The practical effect is that employers’ arbitrations agreements are invalid unless they allow class or collective arbitration, said William H. Fallon of Miller, Johnson, Snell & Cummiskey, P.L.C. in Grand Rapids.

“So employers with agreements have to look at them and say, ‘Do we comply with the Board decision in Horton?’” Fallon said. “Then the immediate question is, ‘What if I have an arbitration agreement that does not comply?’”

His clients, employers, will have to make a judgment call when they’re determining how they want to comply with the D.R. Horton decision. They’ll have to determine whether it’s still worth it to have the arbitration agreements.

“Every employer has to make a judgment call,” Fallon said. “It’s always involved a judgment call, but there are a number of reasons independent of this class-action issue that employers would want or not want arbitration.”

For example, employers consider arbitration’s appeal-proof nature as a factor.

“What if you get a result you’re not happy with? Some employers say it’s not worth it,” Fallon said. “Others say that if we get hit with even two or three lawsuits, then it’s just too expensive. Horton is just one more factor an employer has to take into consideration.”

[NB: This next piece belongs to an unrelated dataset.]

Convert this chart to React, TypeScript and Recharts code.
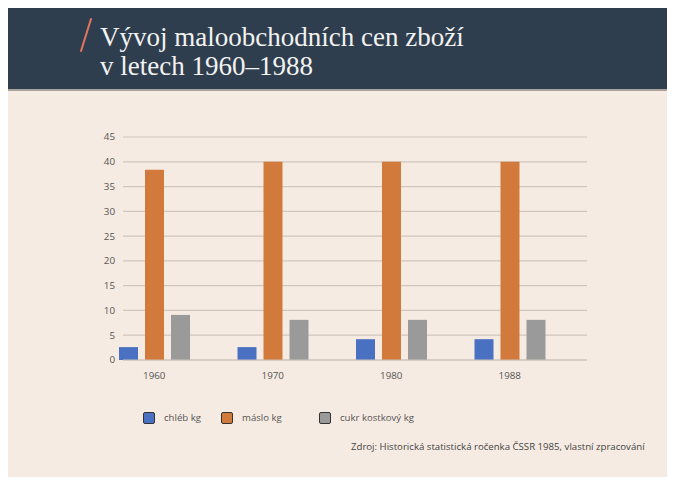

Although D.R. Horton says employers can’t force someone to sign a class-action arbitration waiver as a condition of employment, Hammond noted that it doesn’t preclude employers and employees from agreeing to the terms of such a waiver.

“The employee can sign it of his own volition,” Hammond said. (See NLRB decision details above.)
Fallon said the D.R. Horton decision caught the legal world a little by surprise, because just a year and a half ago, NLRB’s General Counsel had issued guidance regarding the waivers. While the NLRB is recognized for its political swings, the General Counsel is less prone to such swings.

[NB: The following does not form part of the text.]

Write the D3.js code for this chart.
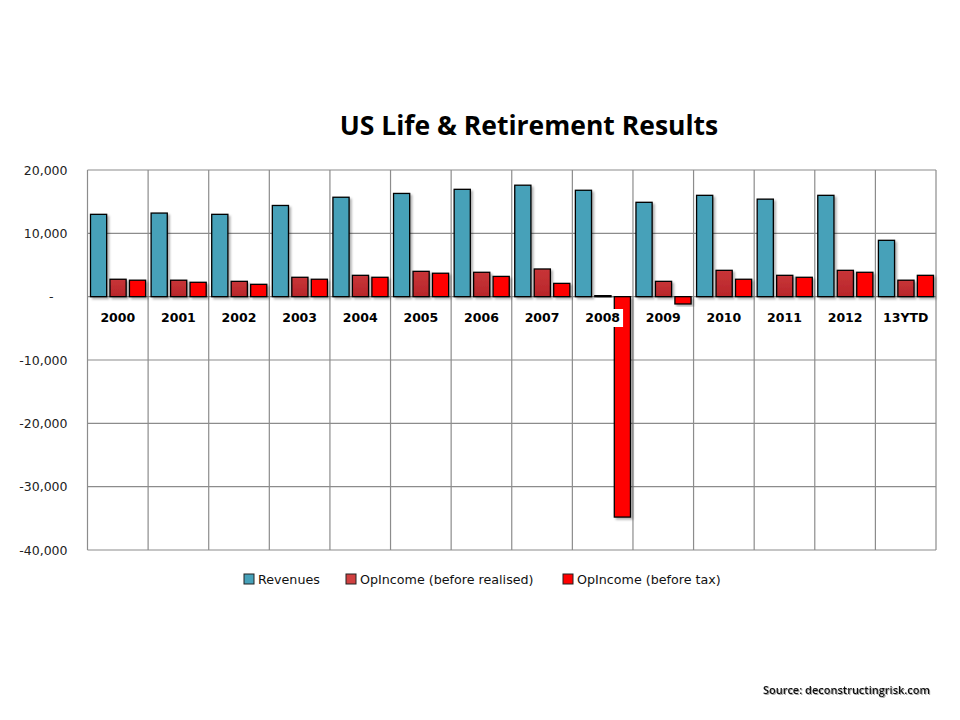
<!DOCTYPE html>
<html><head><meta charset="utf-8">
<script src="https://cdn.jsdelivr.net/npm/d3@7"></script>
<style>body{margin:0;background:#fff}</style>
</head><body>
<svg id="c" width="960" height="720"></svg>
<script>
const categories = ["2000","2001","2002","2003","2004","2005","2006","2007","2008","2009","2010","2011","2012","13YTD"];
const seriesNames = ["Revenues","OpIncome (before realised)","OpIncome (before tax)"];
const revenues = [13000,13200,13000,14400,15700,16300,16950,17600,16800,14900,16000,15400,16000,8900];
const opBeforeRealised = [2750,2600,2420,3060,3370,4000,3850,4370,200,2420,4160,3370,4160,2600];
const opBeforeTax = [2600,2270,1950,2750,3060,3700,3200,2100,-34800,-1150,2750,3060,3850,3370];
const yTicks = [20000,10000,0,-10000,-20000,-30000,-40000];
const colors = ["#46A1B9","#C0282D","#FF0000"];

const svg = d3.select("#c");
const L=87.5, R=936, T=170, B=550;
const x = d3.scaleBand().domain(categories).range([L,R]);
const x1 = d3.scaleBand().domain([0,1,2]).range([3, x.bandwidth()-2.5]).paddingInner(0.17);
const y = d3.scaleLinear().domain([-40000,20000]).range([B,T]);

const defs = svg.append("defs");
const f = defs.append("filter").attr("id","sh").attr("x","-20%").attr("y","-20%").attr("width","150%").attr("height","150%");
f.append("feDropShadow").attr("dx",2).attr("dy",2).attr("stdDeviation",1.2).attr("flood-color","#000").attr("flood-opacity",0.3);
const g2 = defs.append("linearGradient").attr("id","dr").attr("x1",0).attr("y1",0).attr("x2",0).attr("y2",1);
g2.append("stop").attr("offset","0%").attr("stop-color","#C83538");
g2.append("stop").attr("offset","100%").attr("stop-color","#B8262A");
const ts = defs.append("filter").attr("id","tsh");
ts.append("feDropShadow").attr("dx",1).attr("dy",1).attr("stdDeviation",0.6).attr("flood-color","#000").attr("flood-opacity",0.35);

// title
svg.append("text").attr("x",529).attr("y",135).attr("text-anchor","middle")
  .attr("font-family","'Open Sans', 'Liberation Sans', sans-serif").attr("font-weight","bold")
  .attr("font-size",26.5).attr("fill","#000").text("US Life & Retirement Results");

// grid
const grid = svg.append("g");
yTicks.forEach(t=>{
  grid.append("line").attr("x1",L).attr("x2",R).attr("y1",y(t)).attr("y2",y(t)).attr("stroke","#8c8c8c").attr("stroke-width",1.2);
});
categories.forEach(c=>{
  grid.append("line").attr("x1",x(c)).attr("x2",x(c)).attr("y1",T).attr("y2",B).attr("stroke","#8c8c8c").attr("stroke-width",1.2);
});
grid.append("line").attr("x1",R).attr("x2",R).attr("y1",T).attr("y2",B).attr("stroke","#8c8c8c").attr("stroke-width",1.2);

// y axis labels
const yAxis = d3.axisLeft(y).tickValues(yTicks).tickSize(0).tickPadding(20)
  .tickFormat(d=> d===0 ? "-" : (d<0 ? "-" : "") + d3.format(",")(Math.abs(d)));
const ya = svg.append("g").attr("transform",`translate(${L},0)`).call(yAxis);
ya.select(".domain").remove();
ya.selectAll("text").attr("font-family","'DejaVu Sans', sans-serif").attr("font-size",12.5).attr("fill","#222");
ya.selectAll(".tick").filter(d=>d===0).select("text").attr("dx",-14);

// bars
const series = [revenues, opBeforeRealised, opBeforeTax];
const bars = svg.append("g");
categories.forEach((c,i)=>{
  series.forEach((s,j)=>{
    const v = s[i];
    bars.append("rect")
      .attr("x", x(c)+x1(j)).attr("width", x1.bandwidth())
      .attr("y", y(Math.max(0,v))).attr("height", Math.max(1, Math.abs(y(v)-y(0))))
      .attr("fill", j===1 ? "url(#dr)" : colors[j])
      .attr("stroke","#000").attr("stroke-width",1.3)
      .attr("filter","url(#sh)");
  });
});

// category labels with white background
const xl = svg.append("g");
categories.forEach(c=>{
  const cx = x(c)+x.bandwidth()/2;
  const t = xl.append("text").attr("x",cx).attr("y",322).attr("text-anchor","middle")
    .attr("font-family","'DejaVu Sans', sans-serif").attr("font-weight","bold").attr("font-size",12.5)
    .attr("fill","#000").text(c);
  const bb = t.node().getBBox();
  xl.insert("rect","text").attr("x",bb.x-3).attr("y",bb.y-1).attr("width",bb.width+6).attr("height",bb.height+3).attr("fill","#fff");
});
xl.selectAll("text").raise();

// legend
const legX = [244, 346, 563];
const leg = svg.append("g");
seriesNames.forEach((n,j)=>{
  leg.append("rect").attr("x",legX[j]).attr("y",574).attr("width",10).attr("height",10)
    .attr("fill", j===1 ? "#D04040" : colors[j]).attr("stroke","#222").attr("stroke-width",1);
  leg.append("text").attr("x",legX[j]+14).attr("y",584)
    .attr("font-family","'DejaVu Sans', sans-serif").attr("font-size",12.7).attr("fill","#111").text(n);
});

// source
svg.append("text").attr("x",930).attr("y",694).attr("text-anchor","end")
  .attr("font-family","'Open Sans', 'Liberation Sans', sans-serif").attr("font-size",11).attr("font-weight","600")
  .attr("fill","#111").attr("filter","url(#tsh)").text("Source: deconstructingrisk.com");
</script>
</body></html>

“We do pay attention to General Counsel memos,” Fallon said. “The memo said that these arbitration agreements are just fine. And that was in 2010. Then, less than two years later, you have the board throwing it out. It’s 180 degrees in the opposite direction. We do value stare decisis. That’s out the window.”

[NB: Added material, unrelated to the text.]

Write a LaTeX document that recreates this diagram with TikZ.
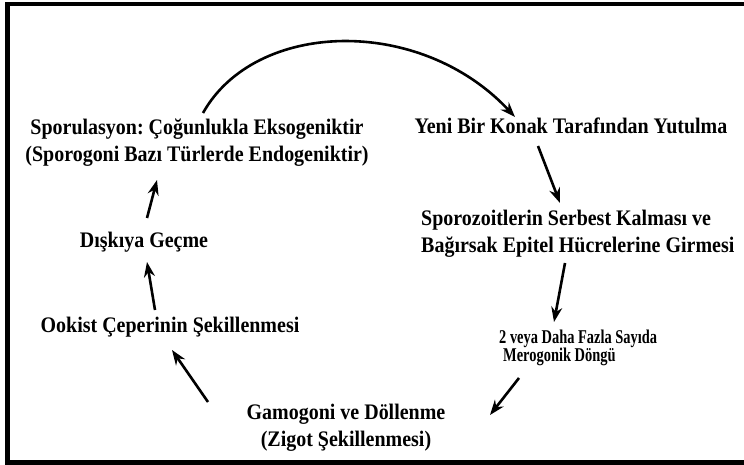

D.R. Horton has filed a notice of appeal in the 5th U.S. Circuit Court of Appeals, and lawyers are going to be watching the result, Fallon said.

“The fundamental lynchpin of the analysis that got them to where they are, is that the right of a group of employees to pursue their claims as a class action or collective action is a substantive right, rather than a procedural opportunity,” he said. “That’s the point I think is questionable.”

Fallon said he thinks that if the case goes all the way to the Supreme Court, the Court may say that the “opportunity to litigate together is a procedural opportunity to promote fairness and efficiency in the matter the litigation is conducted, and not a substantive right.”

In the meantime, employers aren’t going to wait to see if Concepcion can save them from D.R. Horton, Hammond said.

“If you don’t review your agreements, you may be subjected to be invalidated,” he said, which opens another can of worms altogether. “The first place an employee will go to is the NLRB to have that agreement invalidated. Then, all of a sudden, you’re on the NLRB’s radar. You have a reason to be in the crosshairs of a union. It’s a threshold issue that gets their attention.”

NLRB decision details

The National Labor Relations Board decision in D.R. Horton Inc. does leave some wiggle room for employers’ waiver agreements to prohibit class or collective arbitration:

* The agreement can make clear that class-action litigation is an option, even if collective arbitration is not. From the decision: “[E]mployees who join together to bring employment-related claims on a classwide or collective basis in court or before an arbitrator are exercising rights protected by Section 7 of the NLRA [National Labor Relations Act].” Even though the Federal Arbitration Act favors arbitration over litigation, Clifford L. Hammond, employment lawyer with Nemeth Burwell, P.C. in Detroit, noted that the NLRB “made it clear they are not saying that employers are prohibited from requiring employees to sign an arbitration agreement that waives class action, so long as the agreement doesn’t waive all of the employees’ rights to bring class action in all forms. The problem is that the FAA seems to prefer arbitration, but the NLRA indicates the opposite. … You need to look at what types of agreements you have and how they are offered.”

* The D.R. Horton decision is limited to qualifying employees under the NLRA, so it does not apply to managers and supervisors.

* A union is free to agree to the prohibition of class and collective claims.

From the NLRB:

“A policy associated with the FAA and arguably in tension with the policies of the NLRA was explained by the Supreme Court in AT&T Mobility v Concepcion, supra at 1748: The ‘overarching purpose of the FAA … is to ensure the enforcement of arbitration agreements according to their terms so as to facilitate streamlined proceedings.’ The ‘switch from bilateral to class arbitration,’ the Court stated, ‘sacrifices the principal advantage of arbitration — its informality.’ … But the weight of this countervailing consideration was considerably greater in the context of AT&T Mobility than it is here for several reasons. AT&T Mobility involved the claim that a class-action waiver in an arbitration clause of any contract of adhesion in the State of California was unconscionable. Here, in contrast, only agreements between employers and their own employees are at stake. As the Court pointed out in AT&T Mobility, such contracts of adhesion in the retail and services industries might cover ‘tens of thousands of potential claimants.’ … The average number of employees employed by a single employer, in contrast, is 20 … .

“Moreover, the holding in this case covers only one type of contract, that ­between an employer and its covered employees … . Accordingly, an intrusion on the policies underlying the FAA is similarly limited.”